┌──
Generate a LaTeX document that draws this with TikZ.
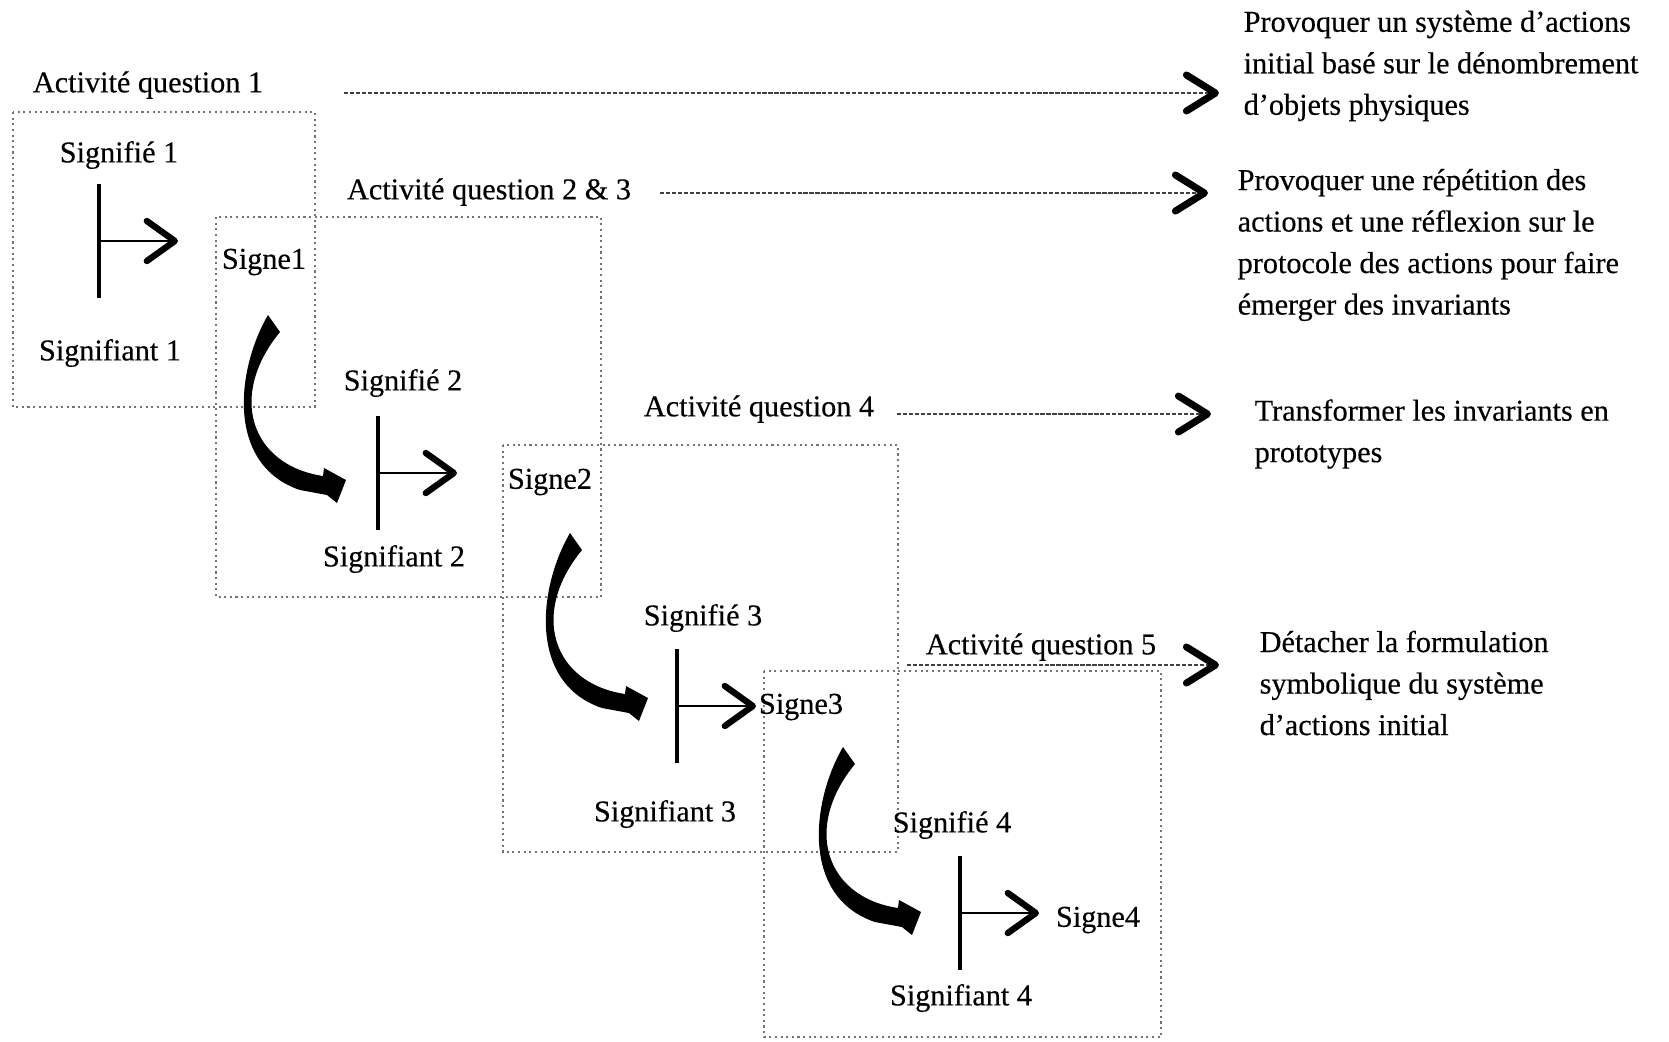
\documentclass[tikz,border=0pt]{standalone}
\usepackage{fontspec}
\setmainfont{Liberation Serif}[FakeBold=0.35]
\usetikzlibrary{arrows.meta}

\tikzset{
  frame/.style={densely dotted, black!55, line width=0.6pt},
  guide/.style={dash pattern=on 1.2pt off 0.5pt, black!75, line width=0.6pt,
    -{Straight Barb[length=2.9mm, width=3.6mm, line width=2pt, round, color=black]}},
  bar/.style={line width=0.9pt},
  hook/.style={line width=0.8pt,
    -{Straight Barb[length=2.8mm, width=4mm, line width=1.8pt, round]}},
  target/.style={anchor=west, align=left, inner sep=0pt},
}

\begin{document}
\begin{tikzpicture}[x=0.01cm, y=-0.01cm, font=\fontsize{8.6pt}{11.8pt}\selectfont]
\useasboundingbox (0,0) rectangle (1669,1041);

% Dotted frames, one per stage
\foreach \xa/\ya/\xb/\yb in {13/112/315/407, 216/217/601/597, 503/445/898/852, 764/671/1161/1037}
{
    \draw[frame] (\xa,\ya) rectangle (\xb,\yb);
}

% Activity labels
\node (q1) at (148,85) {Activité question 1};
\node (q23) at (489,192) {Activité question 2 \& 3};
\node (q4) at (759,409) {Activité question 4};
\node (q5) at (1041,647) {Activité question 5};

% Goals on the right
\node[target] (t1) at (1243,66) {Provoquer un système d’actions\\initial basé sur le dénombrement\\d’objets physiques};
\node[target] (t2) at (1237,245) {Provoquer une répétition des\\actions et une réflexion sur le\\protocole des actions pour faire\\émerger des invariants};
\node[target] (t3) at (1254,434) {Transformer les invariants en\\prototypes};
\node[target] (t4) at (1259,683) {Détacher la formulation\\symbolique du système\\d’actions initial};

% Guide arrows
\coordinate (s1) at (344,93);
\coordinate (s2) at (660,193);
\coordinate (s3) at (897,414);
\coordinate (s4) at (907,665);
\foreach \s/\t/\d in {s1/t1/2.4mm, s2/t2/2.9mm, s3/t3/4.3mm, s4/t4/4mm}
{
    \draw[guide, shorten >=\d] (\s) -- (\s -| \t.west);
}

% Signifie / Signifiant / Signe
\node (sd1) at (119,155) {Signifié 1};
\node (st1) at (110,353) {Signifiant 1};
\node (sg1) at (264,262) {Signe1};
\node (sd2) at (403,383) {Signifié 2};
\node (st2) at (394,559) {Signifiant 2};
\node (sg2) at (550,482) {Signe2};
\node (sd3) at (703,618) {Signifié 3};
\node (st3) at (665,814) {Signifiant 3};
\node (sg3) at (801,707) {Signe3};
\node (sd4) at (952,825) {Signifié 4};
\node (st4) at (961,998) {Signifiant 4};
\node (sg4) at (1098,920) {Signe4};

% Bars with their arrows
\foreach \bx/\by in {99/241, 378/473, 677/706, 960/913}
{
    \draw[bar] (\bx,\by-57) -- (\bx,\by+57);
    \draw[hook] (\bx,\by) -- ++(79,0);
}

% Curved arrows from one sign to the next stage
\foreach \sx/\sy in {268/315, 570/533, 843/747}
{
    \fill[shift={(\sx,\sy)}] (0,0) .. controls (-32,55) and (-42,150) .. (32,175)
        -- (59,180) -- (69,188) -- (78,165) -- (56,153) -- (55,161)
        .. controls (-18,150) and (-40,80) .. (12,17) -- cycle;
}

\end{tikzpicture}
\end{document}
└──
Copy every line above that includes the string "with".

Generate a LaTeX document that draws this with TikZ.
% Bars with their arrows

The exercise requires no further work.